Founded in 2005, Youngcare was born out of a young man's battle to find relevant and dignified care for his wife. Youngcare's inspiration, Shevaune Conry, was diagnosed with multiple sclerosis in 1998 aged 26. By age 33, her husband and Youngcare founder, David Conry, could no longer provide the specialized medical care at home that Shevaune needed on a 24-hour basis. After searching for an age-appropriate care provider, Shevaune was presented no alternative other than to move into aged care. It was this experience of the disability system that drove David, with co-founders Nick Bonifant, Matthew Lawson and Simon Lockyer, to create Youngcare and provide choice to young people who require full-time care. Shevaune died in August 2012 at age 40.

== Programs ==
===Youngcare Housing===
Youngcare housing supports young people's choice to live young lives in quality, Specialist Disability Accommodation (SDA). From investment and procurement, to design and development to final delivery and ongoing tenancy management, Youngcare offers premium residential options for young people with high physical support needs. Since the introduction of the National Disability Insurance Scheme (NDIS) and Specialist Disability Accommodation (SDA), Youngcare are able to provide more choice and control to people living with physical disabilities through various housing options nationally.

=== Youngcare Grants ===
At Home Care Grants

Youngcare's At Home Care Grants program began in 2009 and is critical in keeping young people at home with their families, and preventing new admissions to inappropriate housing. The grants provide one-off funding up to $10,000 for equipment, home modifications and essential support/respite that is unable to be funded through other means (e.g.. NDIS) and goes beyond items that are considered ‘reasonable and necessary’, instead focusing on increasing support and quality of life. Youngcare has facilitated over $8,000,000 of funding, with successful applications for items such as essential home modifications, equipment and in-home support.

Home Support Grants (HSG)

The Youngcare Home Support Grants provide essential funding that is critical for people to either remain living at home with some more help, or to return to the community from inappropriate housing such as aged care. Up to $20,000 is available in extreme situations for essential equipment, home modifications and services, household items and utilities to ensure an increase in the individuals quality of life. This grant aims to bridge the gap in essential services where there is clear evidence of need, or during the transitional period while individuals gain access to the NDIS.

=== Youngcare Connect ===
The Youngcare Connect Support Service supports families and individuals to navigate the often-complicated health, housing and disability systems. From providing expert NDIS and SDA advice, linking people with appropriate services to identifying funding or housing opportunities Youngcare Connect is run by a dedicated, compassionate and qualified team of friendly specialists, clinicians and outreach staff.

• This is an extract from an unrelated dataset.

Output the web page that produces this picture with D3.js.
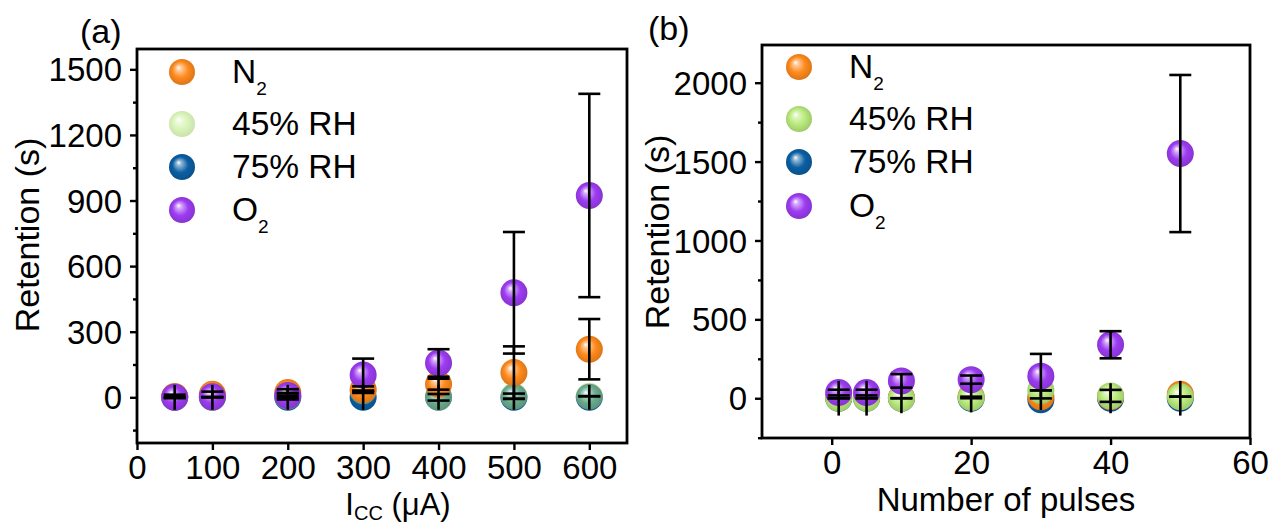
<!DOCTYPE html>
<html>
<head>
<meta charset="utf-8">
<script src="https://cdn.jsdelivr.net/npm/d3@7"></script>
<style>
  body { margin: 0; background: #fff; }
  text { font-family: "Liberation Sans", Arial, sans-serif; fill: #000; }
</style>
</head>
<body>
<svg id="fig" width="1273" height="523"></svg>
<script>
// ---------- data ----------
const seriesNames = ["N2", "45% RH", "75% RH", "O2"];

// Panel (a): retention vs compliance current (µA)
const iccCurrents = [50, 100, 200, 300, 400, 500, 600];
const aN2      = [4, 14, 22, 35, 60, 113, 220];
const aN2Err   = [8, 12, 15, 15, 25, 120, 138];
const aRH45    = [0, 0, 5, 30, 0, 5, 5];
const aRH45Err = [0, 0, 15, 0, 15, 12, 0];
const aRH75    = [0, 0, 0, 0, 0, 0, 0];
const aRH75Err = [57, 57, 57, 57, 57, 57, 57];
const aO2      = [0, 2, 8, 102, 157, 478, 923];
const aO2Err   = [0, 0, 10, 75, 63, 278, 465];

// Panel (b): retention vs number of pulses
const pulseCounts = [1, 5, 10, 20, 30, 40, 50];
const bN2      = [5, 5, 5, 10, 10, 10, 25];
const bN2Err   = [0, 0, 0, 0, 0, 0, 0];
const bRH45    = [0, 0, 0, 5, 50, 15, 10];
const bRH45Err = [0, 0, 0, 5, 0, 38, 0];
const bRH75    = [0, 0, 0, 0, -10, 0, 0];
const bRH75Err = [110, 110, 95, 90, 65, 95, 110];
const bO2      = [36, 36, 110, 118, 140, 339, 1551];
const bO2Err   = [18, 18, 43, 26, 141, 86, 498];

const aXTicks = [0, 100, 200, 300, 400, 500, 600];
const aYTicks = [0, 300, 600, 900, 1200, 1500];
const bXTicks = [0, 20, 40, 60];
const bYTicks = [0, 500, 1000, 1500, 2000];

// ---------- styling ----------
const colors = {
  "N2":     "#ff8a1c",
  "45% RH": "#b9ea7c",
  "75% RH": "#0b5fa3",
  "O2":     "#9d3cf2"
};
const FONT = "Liberation Sans, Arial, sans-serif";
const svg = d3.select("#fig");
const defs = svg.append("defs");

function gradId(name) { return "sph-" + name.replace(/[^a-zA-Z0-9]/g, ""); }
seriesNames.forEach(name => {
  const base = d3.color(colors[name]);
  const g = defs.append("radialGradient")
    .attr("id", gradId(name))
    .attr("cx", "50%").attr("cy", "50%").attr("r", "55%")
    .attr("fx", "36%").attr("fy", "32%");
  g.append("stop").attr("offset", "0%").attr("stop-color", "#ffffff");
  g.append("stop").attr("offset", "18%").attr("stop-color", d3.interpolateRgb(base, "#fff")(0.55));
  g.append("stop").attr("offset", "55%").attr("stop-color", base.formatHex());
  g.append("stop").attr("offset", "100%").attr("stop-color", base.darker(0.5).formatHex());
});

function sphere(sel, name, cx, cy, r, opacity) {
  sel.append("circle")
    .attr("cx", cx).attr("cy", cy).attr("r", r)
    .attr("fill", `url(#${gradId(name)})`)
    .attr("fill-opacity", opacity);
}

// ---------- one panel ----------
function panel(cfg) {
  const g = svg.append("g");
  const x = d3.scaleLinear().domain(cfg.xDomain).range([cfg.left, cfg.right]);
  const y = d3.scaleLinear().domain(cfg.yDomain).range([cfg.bottom, cfg.top]);

  // axes
  const yMinor = d3.range(cfg.yMinorStart, cfg.yDomain[1], cfg.yMinorStep)
    .filter(v => !cfg.yTicks.includes(v) && v >= cfg.yDomain[0]);
  g.append("g").attr("transform", `translate(${cfg.left},0)`)
    .call(d3.axisLeft(y).tickValues(yMinor).tickSize(4).tickFormat(""))
    .call(a => a.select(".domain").remove())
    .call(a => a.selectAll("line").attr("stroke-width", 2.4));
  const yAxis = g.append("g").attr("transform", `translate(${cfg.left},0)`)
    .call(d3.axisLeft(y).tickValues(cfg.yTicks).tickSize(7).tickPadding(8).tickFormat(d3.format("d")))
    .call(a => a.select(".domain").remove());
  yAxis.selectAll("line").attr("stroke-width", 2.4);
  yAxis.selectAll("text").attr("font-size", cfg.tickFont).attr("font-family", FONT)
    .attr("dy", "0.35em");

  const xAxis = g.append("g").attr("transform", `translate(0,${cfg.bottom})`)
    .call(d3.axisBottom(x).tickValues(cfg.xTicks).tickSize(7).tickPadding(6).tickFormat(d3.format("d")))
    .call(a => a.select(".domain").remove());
  xAxis.selectAll("line").attr("stroke-width", 2.4);
  xAxis.selectAll("text").attr("font-size", cfg.tickFont).attr("font-family", FONT);

  // frame
  g.append("rect")
    .attr("x", cfg.left).attr("y", cfg.top)
    .attr("width", cfg.right - cfg.left).attr("height", cfg.bottom - cfg.top)
    .attr("fill", "none").attr("stroke", "#000").attr("stroke-width", 2.8);

  // markers, bottom layer first
  const marks = g.append("g");
  cfg.order.forEach(name => {
    const s = cfg.series[name];
    cfg.xs.forEach((xv, i) => {
      sphere(marks, name, x(xv), y(s.v[i]), 13.5, s.opacity);
    });
  });

  // error bars on top
  const eb = g.append("g").attr("stroke", "#000").attr("stroke-width", 2.6).attr("fill", "none");
  cfg.order.forEach(name => {
    const s = cfg.series[name];
    cfg.xs.forEach((xv, i) => {
      const cx = x(xv), e = s.e[i];
      if (e <= 0 && !s.zeroCap) return;
      const y1 = y(s.v[i] + e), y0 = y(s.v[i] - e);
      eb.append("line").attr("x1", cx).attr("x2", cx).attr("y1", y1).attr("y2", y0);
      if (s.cap > 0) {
        eb.append("line").attr("x1", cx - s.cap / 2).attr("x2", cx + s.cap / 2).attr("y1", y1).attr("y2", y1);
        eb.append("line").attr("x1", cx - s.cap / 2).attr("x2", cx + s.cap / 2).attr("y1", y0).attr("y2", y0);
      }
    });
  });

  // legend
  const lg = g.append("g");
  seriesNames.forEach((name, i) => {
    const cy = cfg.legendY[i];
    sphere(lg, name, cfg.legendX, cy, 13, cfg.series[name].opacity);
    const t = lg.append("text")
      .attr("x", cfg.legendX + 50).attr("y", cy + 11)
      .attr("font-size", 33.5).attr("font-family", FONT);
    if (name === "N2" || name === "O2") {
      t.append("tspan").text(name[0]);
      t.append("tspan").attr("font-size", 19).attr("dy", 12).text("2");
    } else {
      t.text(name);
    }
  });

  // y title
  g.append("text")
    .attr("transform", `translate(${cfg.yTitleX},${cfg.yTitleY}) rotate(-90)`)
    .attr("text-anchor", "middle").attr("font-size", 34).attr("font-family", FONT)
    .text("Retention (s)");

  // panel label
  g.append("text").attr("x", cfg.labelX).attr("y", cfg.labelY)
    .attr("font-size", 34).attr("font-family", FONT).text(cfg.label);

  return { g, x, y };
}

const pa = panel({
  left: 137, right: 627, top: 49, bottom: 443,
  xDomain: [0, 650], yDomain: [-209, 1593],
  xTicks: aXTicks, yTicks: aYTicks, yMinorStart: -150, yMinorStep: 300,
  tickFont: 33,
  xs: iccCurrents,
  order: ["75% RH", "45% RH", "N2", "O2"],
  series: {
    "N2":     { v: aN2,   e: aN2Err,   opacity: 1,    cap: 22 },
    "45% RH": { v: aRH45, e: aRH45Err, opacity: 0.55, cap: 22, zeroCap: true },
    "75% RH": { v: aRH75, e: aRH75Err, opacity: 1,    cap: 0 },
    "O2":     { v: aO2,   e: aO2Err,   opacity: 1,    cap: 22 }
  },
  legendX: 182, legendY: [72, 124, 167, 210],
  yTitleX: 39, yTitleY: 235,
  label: "(a)", labelX: 80, labelY: 43
});

const pb = panel({
  left: 762, right: 1250, top: 45, bottom: 438,
  xDomain: [-10, 60], yDomain: [-252, 2239],
  xTicks: bXTicks, yTicks: bYTicks, yMinorStart: -250, yMinorStep: 500,
  tickFont: 33,
  xs: pulseCounts,
  order: ["75% RH", "N2", "45% RH", "O2"],
  series: {
    "N2":     { v: bN2,   e: bN2Err,   opacity: 1, cap: 22 },
    "45% RH": { v: bRH45, e: bRH45Err, opacity: 1, cap: 22, zeroCap: true },
    "75% RH": { v: bRH75, e: bRH75Err, opacity: 1, cap: 0 },
    "O2":     { v: bO2,   e: bO2Err,   opacity: 1, cap: 22 }
  },
  legendX: 799, legendY: [67, 119, 162, 206],
  yTitleX: 669, yTitleY: 232,
  label: "(b)", labelX: 648, labelY: 40
});

// x-axis titles
const ta = pa.g.append("text")
  .attr("x", 398).attr("y", 515).attr("text-anchor", "middle")
  .attr("font-size", 31).attr("font-family", FONT);
ta.append("tspan").text("I");
ta.append("tspan").attr("font-size", 20).attr("dy", 5).text("CC");
ta.append("tspan").attr("dy", -5).text(" (\u03bcA)");

pb.g.append("text")
  .attr("x", 1006).attr("y", 511).attr("text-anchor", "middle")
  .attr("font-size", 33).attr("font-family", FONT)
  .text("Number of pulses");
</script>
</body>
</html>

== Fundraising and events ==

Youngcare has been supported by a range of fundraising events, including live music concerts and music-industry speaker events, to raise funds and awareness for young Australians with high care needs.

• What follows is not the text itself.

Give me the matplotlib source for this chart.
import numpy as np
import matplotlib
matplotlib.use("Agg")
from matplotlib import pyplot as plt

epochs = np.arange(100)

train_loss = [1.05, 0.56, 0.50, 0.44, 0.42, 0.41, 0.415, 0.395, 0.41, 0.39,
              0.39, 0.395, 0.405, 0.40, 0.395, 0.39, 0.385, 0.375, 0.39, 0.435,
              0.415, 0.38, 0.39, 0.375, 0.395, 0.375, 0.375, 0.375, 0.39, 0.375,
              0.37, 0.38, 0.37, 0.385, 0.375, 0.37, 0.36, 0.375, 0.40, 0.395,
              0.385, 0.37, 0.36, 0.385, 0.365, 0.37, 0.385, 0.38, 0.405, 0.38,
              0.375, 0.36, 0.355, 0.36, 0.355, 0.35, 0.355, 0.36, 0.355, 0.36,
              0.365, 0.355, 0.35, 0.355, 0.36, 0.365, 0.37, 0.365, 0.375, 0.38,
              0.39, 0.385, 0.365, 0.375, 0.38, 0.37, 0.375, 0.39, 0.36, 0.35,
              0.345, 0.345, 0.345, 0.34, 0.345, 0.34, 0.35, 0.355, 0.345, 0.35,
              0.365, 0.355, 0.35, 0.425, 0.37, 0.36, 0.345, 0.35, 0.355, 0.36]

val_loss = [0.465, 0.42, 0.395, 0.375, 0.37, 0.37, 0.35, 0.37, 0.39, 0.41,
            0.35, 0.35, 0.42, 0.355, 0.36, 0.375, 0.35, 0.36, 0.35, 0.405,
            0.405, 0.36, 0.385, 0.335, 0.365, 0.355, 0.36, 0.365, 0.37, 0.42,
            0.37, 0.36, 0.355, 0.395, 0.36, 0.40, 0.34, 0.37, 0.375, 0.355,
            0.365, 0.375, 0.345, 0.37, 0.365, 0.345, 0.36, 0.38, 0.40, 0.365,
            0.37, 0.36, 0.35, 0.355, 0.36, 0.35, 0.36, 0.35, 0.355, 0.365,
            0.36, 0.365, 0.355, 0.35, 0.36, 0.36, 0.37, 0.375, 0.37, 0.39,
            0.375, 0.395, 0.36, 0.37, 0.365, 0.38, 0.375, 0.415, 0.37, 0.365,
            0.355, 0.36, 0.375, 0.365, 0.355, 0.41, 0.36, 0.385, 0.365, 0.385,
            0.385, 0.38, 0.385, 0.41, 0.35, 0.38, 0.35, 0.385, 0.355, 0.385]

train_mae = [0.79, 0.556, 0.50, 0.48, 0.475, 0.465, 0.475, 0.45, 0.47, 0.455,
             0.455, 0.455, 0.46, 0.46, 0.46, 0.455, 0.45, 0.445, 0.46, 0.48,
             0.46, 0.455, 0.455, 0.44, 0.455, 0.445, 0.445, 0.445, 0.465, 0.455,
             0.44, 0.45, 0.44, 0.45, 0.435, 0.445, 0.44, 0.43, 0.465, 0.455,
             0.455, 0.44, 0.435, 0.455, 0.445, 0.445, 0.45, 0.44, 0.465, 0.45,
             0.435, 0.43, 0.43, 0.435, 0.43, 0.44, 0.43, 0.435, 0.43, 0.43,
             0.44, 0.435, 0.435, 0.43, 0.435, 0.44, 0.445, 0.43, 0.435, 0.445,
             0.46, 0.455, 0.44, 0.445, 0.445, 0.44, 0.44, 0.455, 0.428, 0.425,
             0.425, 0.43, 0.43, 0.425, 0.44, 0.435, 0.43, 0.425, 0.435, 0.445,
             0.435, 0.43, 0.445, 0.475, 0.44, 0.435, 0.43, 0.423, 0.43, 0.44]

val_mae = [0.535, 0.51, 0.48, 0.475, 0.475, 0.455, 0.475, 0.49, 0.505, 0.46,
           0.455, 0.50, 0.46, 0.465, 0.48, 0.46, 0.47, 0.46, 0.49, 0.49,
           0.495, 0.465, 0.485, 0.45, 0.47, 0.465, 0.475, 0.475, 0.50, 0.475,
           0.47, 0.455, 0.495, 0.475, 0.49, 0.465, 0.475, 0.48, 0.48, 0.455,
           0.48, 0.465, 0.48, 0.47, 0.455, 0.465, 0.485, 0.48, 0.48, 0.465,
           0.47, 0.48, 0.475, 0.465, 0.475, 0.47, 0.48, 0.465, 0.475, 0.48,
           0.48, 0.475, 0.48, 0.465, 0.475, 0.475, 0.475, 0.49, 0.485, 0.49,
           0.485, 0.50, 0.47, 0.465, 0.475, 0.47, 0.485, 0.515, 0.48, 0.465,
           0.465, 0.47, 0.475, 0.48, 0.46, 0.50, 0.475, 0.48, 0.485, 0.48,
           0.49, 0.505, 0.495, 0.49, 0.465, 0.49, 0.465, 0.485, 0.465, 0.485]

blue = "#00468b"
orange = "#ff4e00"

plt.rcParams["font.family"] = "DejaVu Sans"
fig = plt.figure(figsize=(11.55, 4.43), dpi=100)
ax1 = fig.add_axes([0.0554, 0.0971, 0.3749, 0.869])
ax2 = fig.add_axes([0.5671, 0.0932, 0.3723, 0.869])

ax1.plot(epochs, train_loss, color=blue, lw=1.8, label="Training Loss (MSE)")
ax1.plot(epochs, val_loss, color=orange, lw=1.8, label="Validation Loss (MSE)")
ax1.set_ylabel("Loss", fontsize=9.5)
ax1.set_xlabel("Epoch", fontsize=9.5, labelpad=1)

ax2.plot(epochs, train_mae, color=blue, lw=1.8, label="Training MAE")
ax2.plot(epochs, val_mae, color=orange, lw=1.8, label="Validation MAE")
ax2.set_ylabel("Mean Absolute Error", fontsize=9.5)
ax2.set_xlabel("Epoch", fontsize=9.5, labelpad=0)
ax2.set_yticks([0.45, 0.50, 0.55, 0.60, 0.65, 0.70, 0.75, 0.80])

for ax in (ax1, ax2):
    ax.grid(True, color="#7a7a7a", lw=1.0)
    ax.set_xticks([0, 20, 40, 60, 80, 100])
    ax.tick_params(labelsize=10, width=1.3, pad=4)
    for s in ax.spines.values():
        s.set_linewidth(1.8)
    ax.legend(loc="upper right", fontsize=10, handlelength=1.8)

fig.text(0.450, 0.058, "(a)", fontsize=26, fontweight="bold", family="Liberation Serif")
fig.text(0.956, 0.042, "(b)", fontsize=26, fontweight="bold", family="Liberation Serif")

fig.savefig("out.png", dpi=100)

In October 2025, Youngcare marked its twentieth anniversary with Living Loud: 20 Years of Youngcare at The Triffid in Brisbane, featuring an all-Australian line-up including The Veronicas, and hosted by Myf Warhurst.

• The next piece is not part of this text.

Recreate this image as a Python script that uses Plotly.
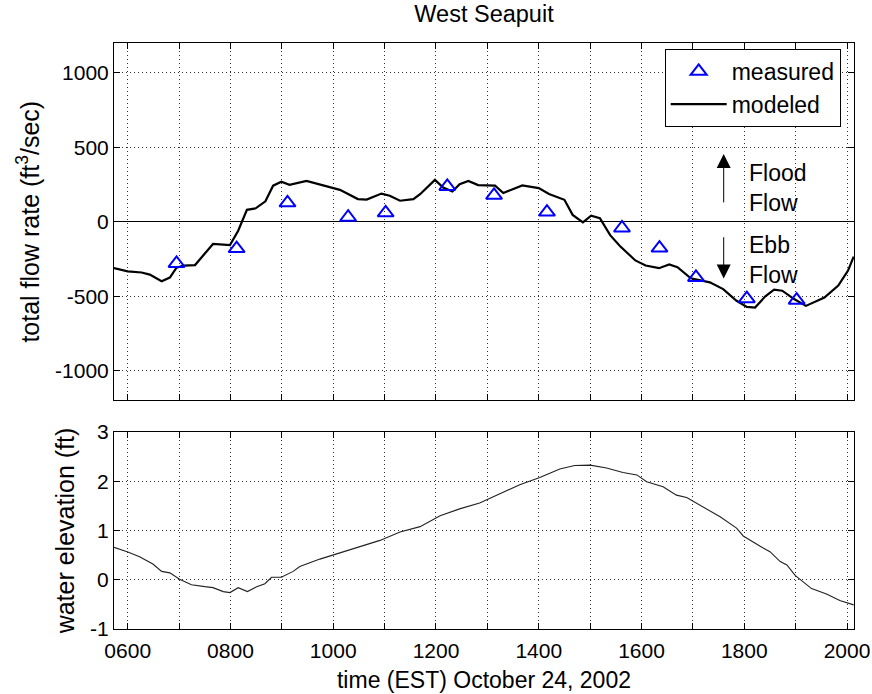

Youngcare also runs Tales from the Road, an annual fundraising event in Brisbane where musicians and music-industry figures share touring stories in a hosted interview format. The 2024 event was held at The Fortitude Music Hall with members of notable acts such as Ball Park Music, The Wiggles and Powderfinger.

Youngcare has also been the beneficiary of concerts staged in support of the organisation, including a Youngcare Benefit Concert tenth-anniversary event in 2015, featuring Bernard Fanning and hosted by Julian Morrow of The Chaser.

Youngcare has also been supported by Battle of the Tech Bands, a charity live-music event series featuring bands formed by employees of technology companies.